Stated problem:
The lines from the top of the material through the line with "(s4b) at (827,409)" are to be set down exactly. Leave the pictures out.

Data extract:

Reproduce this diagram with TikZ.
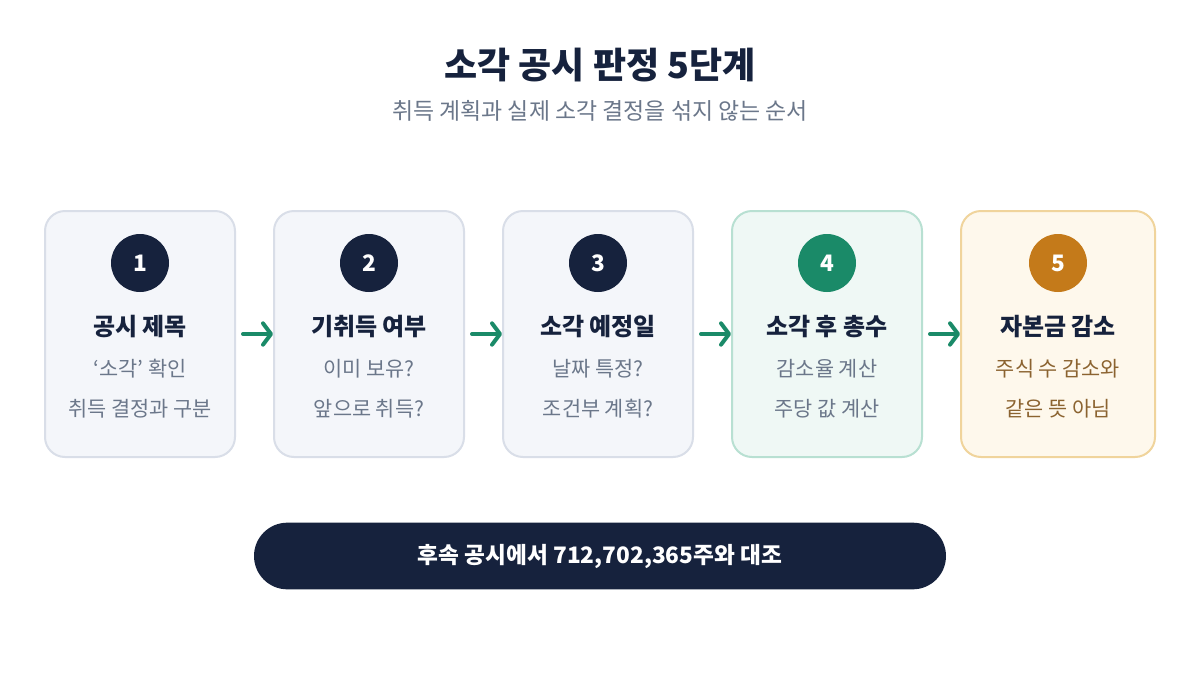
\documentclass[tikz,border=0pt]{standalone}
\usepackage{fontspec}
\setmainfont{Noto Sans CJK KR}
\usetikzlibrary{arrows.meta}

\definecolor{navy}{HTML}{16223D}
\definecolor{cardfill}{HTML}{F4F6FA}
\definecolor{cardline}{HTML}{D9DEE8}
\definecolor{greenfill}{HTML}{EFF8F5}
\definecolor{greenline}{HTML}{B8E0D2}
\definecolor{stepgreen}{HTML}{1A8A68}
\definecolor{orangefill}{HTML}{FEF8EC}
\definecolor{orangeline}{HTML}{F0D49C}
\definecolor{steporange}{HTML}{C47A1A}
\definecolor{browntext}{HTML}{8B6330}
\definecolor{graytext}{HTML}{6B778A}

\begin{document}
\begin{tikzpicture}[x=0.75pt,y=-0.75pt,
  card/.style={draw=cardline,fill=cardfill,line width=1.5pt,rounded corners=15pt,
    minimum width=142.5pt,minimum height=184.5pt,inner sep=0pt},
  num/.style={circle,fill=navy,text=white,minimum size=43.5pt,inner sep=0pt,
    font=\fontsize{17}{20}\selectfont\bfseries},
  head/.style={text=navy,inner sep=0pt,font=\fontsize{18}{21}\selectfont\bfseries},
  sub/.style={text=graytext,inner sep=0pt,font=\fontsize{15.6}{18}\selectfont},
  flow/.style={draw=stepgreen,line width=3pt,line cap=round,
    -{Straight Barb[length=6pt,width=16pt,round]}}]
\fill[white] (0,0) rectangle (1200,675);
\useasboundingbox (0,0) rectangle (1200,675);

% title
\node[text=navy,font=\fontsize{27}{31}\selectfont\bfseries] (title) at (600,65) {소각 공시 판정 5단계};
\node[text=graytext,font=\fontsize{17.2}{20}\selectfont] (subtitle) at (600,111) {취득 계획과 실제 소각 결정을 섞지 않는 순서};

% step 1
\node[card] (b1) at (140,334) {};
\node[num] (n1) at (140,263) {1};
\node[head] (h1) at (140,327) {공시 제목};
\node[sub] (s1a) at (140,369) {‘소각’ 확인};
\node[sub] (s1b) at (140,409) {취득 결정과 구분};

% step 2
\node[card] (b2) at (369,334) {};
\node[num] (n2) at (369,263) {2};
\node[head] (h2) at (369,327) {기취득 여부};
\node[sub] (s2a) at (369,369) {이미 보유?};
\node[sub] (s2b) at (369,409) {앞으로 취득?};

% step 3
\node[card] (b3) at (598,334) {};
\node[num] (n3) at (598,263) {3};
\node[head] (h3) at (598,327) {소각 예정일};
\node[sub] (s3a) at (598,369) {날짜 특정?};
\node[sub] (s3b) at (598,409) {조건부 계획?};

% step 4
\node[card,draw=greenline,fill=greenfill] (b4) at (827,334) {};
\node[num,fill=stepgreen] (n4) at (827,263) {4};
\node[head] (h4) at (827,327) {소각 후 총수};
\node[sub] (s4a) at (827,369) {감소율 계산};
\node[sub] (s4b) at (827,409) {주당 값 계산};

% step 5
\node[card,draw=orangeline,fill=orangefill,minimum width=145.5pt] (b5) at (1058,334) {};
\node[num,fill=steporange] (n5) at (1058,263) {5};
\node[head] (h5) at (1058,327) {자본금 감소};
\node[sub,text=browntext] (s5a) at (1058,369) {주식 수 감소와};
\node[sub,text=browntext] (s5b) at (1058,409) {같은 뜻 아님};

% arrows
\draw[flow,shorten <=5.25pt] (b1.east) -- (b2.west);
\draw[flow,shorten <=5.25pt] (b2.east) -- (b3.west);
\draw[flow,shorten <=5.25pt] (b3.east) -- (b4.west);
\draw[flow,shorten <=5.25pt] (b4.east) -- (b5.west);

% footer
\node[fill=navy,text=white,rounded corners=25pt,minimum width=519pt,minimum height=50pt,
  font=\fontsize{17}{20}\selectfont\bfseries] (check) at (600,556) {후속 공시에서 712,702,365주와 대조};
\end{tikzpicture}
\end{document}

Output:
Reproduce this diagram with TikZ.
\documentclass[tikz,border=0pt]{standalone}
\usepackage{fontspec}
\setmainfont{Noto Sans CJK KR}
\usetikzlibrary{arrows.meta}

\definecolor{navy}{HTML}{16223D}
\definecolor{cardfill}{HTML}{F4F6FA}
\definecolor{cardline}{HTML}{D9DEE8}
\definecolor{greenfill}{HTML}{EFF8F5}
\definecolor{greenline}{HTML}{B8E0D2}
\definecolor{stepgreen}{HTML}{1A8A68}
\definecolor{orangefill}{HTML}{FEF8EC}
\definecolor{orangeline}{HTML}{F0D49C}
\definecolor{steporange}{HTML}{C47A1A}
\definecolor{browntext}{HTML}{8B6330}
\definecolor{graytext}{HTML}{6B778A}

\begin{document}
\begin{tikzpicture}[x=0.75pt,y=-0.75pt,
  card/.style={draw=cardline,fill=cardfill,line width=1.5pt,rounded corners=15pt,
    minimum width=142.5pt,minimum height=184.5pt,inner sep=0pt},
  num/.style={circle,fill=navy,text=white,minimum size=43.5pt,inner sep=0pt,
    font=\fontsize{17}{20}\selectfont\bfseries},
  head/.style={text=navy,inner sep=0pt,font=\fontsize{18}{21}\selectfont\bfseries},
  sub/.style={text=graytext,inner sep=0pt,font=\fontsize{15.6}{18}\selectfont},
  flow/.style={draw=stepgreen,line width=3pt,line cap=round,
    -{Straight Barb[length=6pt,width=16pt,round]}}]
\fill[white] (0,0) rectangle (1200,675);
\useasboundingbox (0,0) rectangle (1200,675);

% title
\node[text=navy,font=\fontsize{27}{31}\selectfont\bfseries] (title) at (600,65) {소각 공시 판정 5단계};
\node[text=graytext,font=\fontsize{17.2}{20}\selectfont] (subtitle) at (600,111) {취득 계획과 실제 소각 결정을 섞지 않는 순서};

% step 1
\node[card] (b1) at (140,334) {};
\node[num] (n1) at (140,263) {1};
\node[head] (h1) at (140,327) {공시 제목};
\node[sub] (s1a) at (140,369) {‘소각’ 확인};
\node[sub] (s1b) at (140,409) {취득 결정과 구분};

% step 2
\node[card] (b2) at (369,334) {};
\node[num] (n2) at (369,263) {2};
\node[head] (h2) at (369,327) {기취득 여부};
\node[sub] (s2a) at (369,369) {이미 보유?};
\node[sub] (s2b) at (369,409) {앞으로 취득?};

% step 3
\node[card] (b3) at (598,334) {};
\node[num] (n3) at (598,263) {3};
\node[head] (h3) at (598,327) {소각 예정일};
\node[sub] (s3a) at (598,369) {날짜 특정?};
\node[sub] (s3b) at (598,409) {조건부 계획?};

% step 4
\node[card,draw=greenline,fill=greenfill] (b4) at (827,334) {};
\node[num,fill=stepgreen] (n4) at (827,263) {4};
\node[head] (h4) at (827,327) {소각 후 총수};
\node[sub] (s4a) at (827,369) {감소율 계산};
\node[sub] (s4b) at (827,409) {주당 값 계산};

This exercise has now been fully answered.